В Грегоре изменилось пока только тело. Жук полон сострадания к ближним, в доме которых завелся жук, и ищет выход для семьи. Вдруг он сможет что-то сделать? Домашние думают, что Грегор жук, а Грегор думает, как им помочь. Потому что только жук знает правду, имеет к ней доступ. Танец Грегора, его передвижение по сцене выражают его мучения о том, что помочь делу нельзя, но надо пытаться; но скоро мы видим, как активный, но бессильный герой перестает выполнять свою облагораживающую мир абсурда функцию. Сильнодействующее ядовитое вещество (СДЯВ) разрушает его нравственную силу.
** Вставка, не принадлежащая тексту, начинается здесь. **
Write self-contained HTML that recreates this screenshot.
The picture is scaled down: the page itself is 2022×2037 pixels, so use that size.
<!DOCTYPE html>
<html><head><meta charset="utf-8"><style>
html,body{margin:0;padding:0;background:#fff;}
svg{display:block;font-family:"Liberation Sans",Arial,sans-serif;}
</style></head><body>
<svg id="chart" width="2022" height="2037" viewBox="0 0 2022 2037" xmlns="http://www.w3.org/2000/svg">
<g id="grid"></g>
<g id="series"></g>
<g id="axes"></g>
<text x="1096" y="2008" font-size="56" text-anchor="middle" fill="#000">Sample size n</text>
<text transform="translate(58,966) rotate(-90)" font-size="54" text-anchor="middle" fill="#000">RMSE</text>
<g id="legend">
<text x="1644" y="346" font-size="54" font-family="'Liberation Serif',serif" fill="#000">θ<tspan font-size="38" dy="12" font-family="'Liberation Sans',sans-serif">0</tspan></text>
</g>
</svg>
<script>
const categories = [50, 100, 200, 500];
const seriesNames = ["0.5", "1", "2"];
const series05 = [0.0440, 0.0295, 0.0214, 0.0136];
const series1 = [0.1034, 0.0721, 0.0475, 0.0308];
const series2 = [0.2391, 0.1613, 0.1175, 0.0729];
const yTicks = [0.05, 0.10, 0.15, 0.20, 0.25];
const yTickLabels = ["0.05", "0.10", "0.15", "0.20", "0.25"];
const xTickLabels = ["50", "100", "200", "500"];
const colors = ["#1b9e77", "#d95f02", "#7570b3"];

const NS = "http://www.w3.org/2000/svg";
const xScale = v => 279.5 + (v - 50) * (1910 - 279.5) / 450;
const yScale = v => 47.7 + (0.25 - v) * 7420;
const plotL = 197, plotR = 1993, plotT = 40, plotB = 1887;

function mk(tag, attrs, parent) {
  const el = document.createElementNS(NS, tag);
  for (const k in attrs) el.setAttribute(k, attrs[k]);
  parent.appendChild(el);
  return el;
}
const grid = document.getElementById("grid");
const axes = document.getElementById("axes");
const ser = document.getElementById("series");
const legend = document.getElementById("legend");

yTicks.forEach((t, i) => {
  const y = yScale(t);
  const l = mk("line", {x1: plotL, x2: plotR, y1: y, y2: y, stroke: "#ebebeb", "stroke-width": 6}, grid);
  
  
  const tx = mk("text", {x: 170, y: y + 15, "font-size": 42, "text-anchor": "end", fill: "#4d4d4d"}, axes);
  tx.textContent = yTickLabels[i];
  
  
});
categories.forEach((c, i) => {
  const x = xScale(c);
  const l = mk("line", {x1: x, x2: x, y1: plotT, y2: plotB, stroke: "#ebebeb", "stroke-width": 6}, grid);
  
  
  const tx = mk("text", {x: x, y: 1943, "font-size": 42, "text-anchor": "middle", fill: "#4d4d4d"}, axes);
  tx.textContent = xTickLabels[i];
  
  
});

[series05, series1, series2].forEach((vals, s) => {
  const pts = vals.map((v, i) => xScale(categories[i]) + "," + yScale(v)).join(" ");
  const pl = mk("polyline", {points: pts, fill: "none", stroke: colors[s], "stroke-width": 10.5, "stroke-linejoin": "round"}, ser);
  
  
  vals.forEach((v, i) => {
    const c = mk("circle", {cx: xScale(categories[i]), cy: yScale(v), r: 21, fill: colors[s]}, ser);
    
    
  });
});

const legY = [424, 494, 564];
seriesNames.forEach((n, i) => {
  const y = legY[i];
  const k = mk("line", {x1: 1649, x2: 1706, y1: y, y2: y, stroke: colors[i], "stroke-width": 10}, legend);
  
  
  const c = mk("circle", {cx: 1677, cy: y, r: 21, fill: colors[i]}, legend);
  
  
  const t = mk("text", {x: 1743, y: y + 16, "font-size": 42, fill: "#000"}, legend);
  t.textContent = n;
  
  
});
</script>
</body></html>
Рефлексия Грегора, а точнее его длительная (на протяжении всего спектакля) агония, не лишена эротического мотива. Даже прячась под диваном, герой нуждается в женщине, которая разделит с ним его судьбу. Но если у него больше или равно шесть ног, ему трудно себя реализовать. На сцене интимная жизнь насекомого показана отнюдь не символически: с минуту или даже больше Грегор утомляет зрителей довольно комичной и в то же время затянутой мастурбацией. Несколько раз по ходу действия он возвращается к своей проблеме, кульминация этой линии — его попытка в ходе нравственной деградации изнасиловать зрительницу, от которой отец его вовремя отгоняет: “Извините. Да ты в зеркало-то на себя давно смотрел?”
Несчастный больше не интересен нам. Он больше не сын для отца — но и не жук для нас. Он опустился, утратил способность к ношению истины, он пристает даже к сестре и матери… Грегор сходит с ума. Он начинает говорить, что рос без матери, много горя повидал, брат с ним измучился… Сознание уже, видимо, не возвращается к Грегору, когда, подняв трубку зазвонившего телефона (рубанок), он долго не может понять, кто ему звонит. А это смерть сообщает, что она, наконец, действительно идет за ним. В разговоре со смертью по телефону Грегор просит: “Ничего не слышно! Говорите тише, вдруг я услышу!”
Сценический хаос достигает своего максимума. Какофония в апогее, персонажи расслаиваются, музыка наращивает децибелы. Отец загоняет обезумевшего жука в гроб, звучит, наконец, красивая, гармонически стройная музыка Альбинони, и гаснет свет. Немая сцена в зале. Недосказанность, вакуумность момента сбивает с толку.
Спектакль кончился. Жук умер, так и не сказав нам главного.